For years Asian economies followed what US markets did, but after a period of deleveraging the region is becoming far more independent
Time was when many Asian investors came to work in the morning, digested what US markets had done, and did the same. Headlines like 'Asia rallies in sync with US'' or 'Dow's plunge hits Asian shares'' were the norm.
That pattern may be changing. Japan's Nikkei 225 stock average remains a prisoner of US trends, but most bourses outside Asia's largest economy have outperformed the Standard & Poor's 500 index since September. It's the latest reminder that Asian markets are forging their own paths independent of the US
'Non-Japan Asia, after a prolonged period of deleveraging, is now less dependent upon US demand,'' says Steven Xu, chief Asian economist at SG Securities.
As the S&P 500 has fallen nearly 18% this year, Thai stocks have risen more than 21%. Indonesian equities are up more than 15%, while South Korean and Malaysian shares are up about 5% and 4.5%, respectively.
Thanks to gains in stocks such as Thai Airways International and Thai Farmers Bank, Thailand's is the second best-performing stock market in all of Asia. Pakistan's stock market is up 50 %.
In Indonesia, shares of companies such as PT Ramayana Lestari Sentosa, its largest retailer, and PT Bank Central Asia Tbk have helped Jakarta's market surprise even the optimists.
No one is underestimating the key role the US plays as the international growth locomotive. As the biggest customer of Asian goods, a deep US recession would exact significant pain across the continent. Still, the extent to which non-Japan Asia can decouple itself from the US continues to intrigue and perplex investors.
One explanation is that regional trade among the 10 members of the Association of Southeast Asian Nations and the rest of the region makes it less vulnerable to external economic shocks. China's evolution is part of the story. Yes, China's economy is smaller than France's, but its growth as a manufacturing powerhouse is altering trade dynamics across Asia.
Another is the region's post-crisis reform. Following the 1997-1998 financial meltdown, the region looked inward to repair its economies and reduce its exposure to the whims of global growth. It also increased efforts to stop relying on a single customer such as the US, or at least a small number of them.
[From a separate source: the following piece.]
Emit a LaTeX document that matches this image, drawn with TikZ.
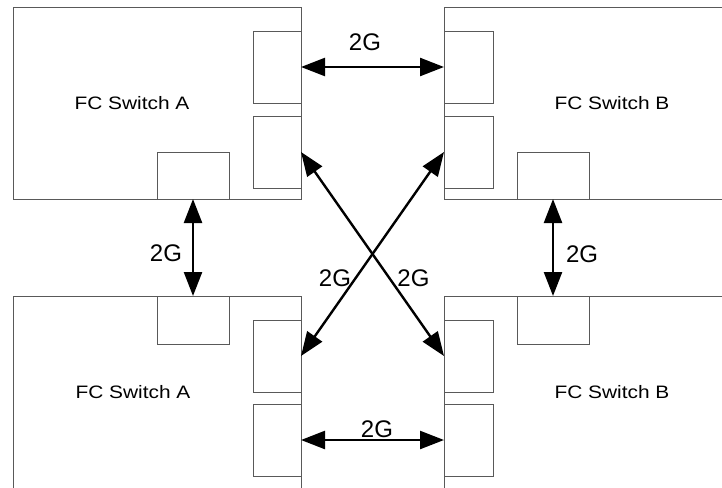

Undervalued currencies are also helping Asian stock markets. Not only have they helped Asia's exporters, but also the region's monetary policy makers. At a time when central banks fear that cutting interest rates too much will undermine currencies, lower exchange rates have added stimulus to economies.
All of this is decidedly good news if the US stumbles into the double-dip recession many analysts are predicting. Asia's decoupling from the US, if that's indeed what's happening, is a major sign of maturity.
Yet the transformation is a work in progress. If Asia's export-dependent economies don't want to be relegated to mere extensions of the US economy, serious retooling is needed. But efforts over the last four-plus years are beginning to pay off. The first indication of that was Asia's relative stability this year as the world's biggest economy slid and Wall Street plunged.
Economies such as China, Indonesia, Malaysia, the Philippines, South Korea and Thailand didn't all boom, but each held up better in the face of a US recession than expected.
The second is the decoupling between non-Japan Asian stock markets and those in the US. What's striking is that it comes at a time of global scepticism about corporate governance and transparency.
Asia, after all, used to be viewed as a hotbed of dodgy accounting practices. Thanks to events at Enron and WorldCom, investors seem wary of funneling new money into US shares. Asia is benefiting from that dynamic.
In fact, some observers think Asia's economies and markets could actually benefit from deeper troubles in the US If lower US stocks continue eating into household wealth, says Andy Xie,
Morgan Stanley's chief regional economist, 'demand for Asian goods could remain robust, as Americans shift from expensive European luxuries to cheap Asian goods''.
While Xie is cautious about the US economic outlook, Asia's export prospects may not be as bad as they seem. That's because the region has learned to use the deflationary trends oozing around the globe to its advantage. 'The region's trade recovery has surprised so far,'' Xie says. 'It may last.''
Let's hope so. Asia has made considerable progress since its financial crisis, leaving the region with fewer imbalances in most economies today. Most currencies are floating freely, foreign debt has been reduced, banks have been strengthened and transparency improved. Real estate values have come down, while many current accounts are in surplus.
The Philippines stands out as the exception. Manila's growing fiscal problems are spooking investors and sparking fears of a Brazil-like meltdown. Shares of Benpres Holdings, for example, are down 63% for the year amid concerns about its debt load. Manila Electric Co, First Philippine Holdings and Philippine Long Distance Telephone Co also have had a rough year.
Elsewhere in Asia, though, few of the imbalances that left Asia vulnerable to the 1997-1998 crisis exist. That helps explain why many investors have trickled back into the region this year ' regardless of what happens in the US.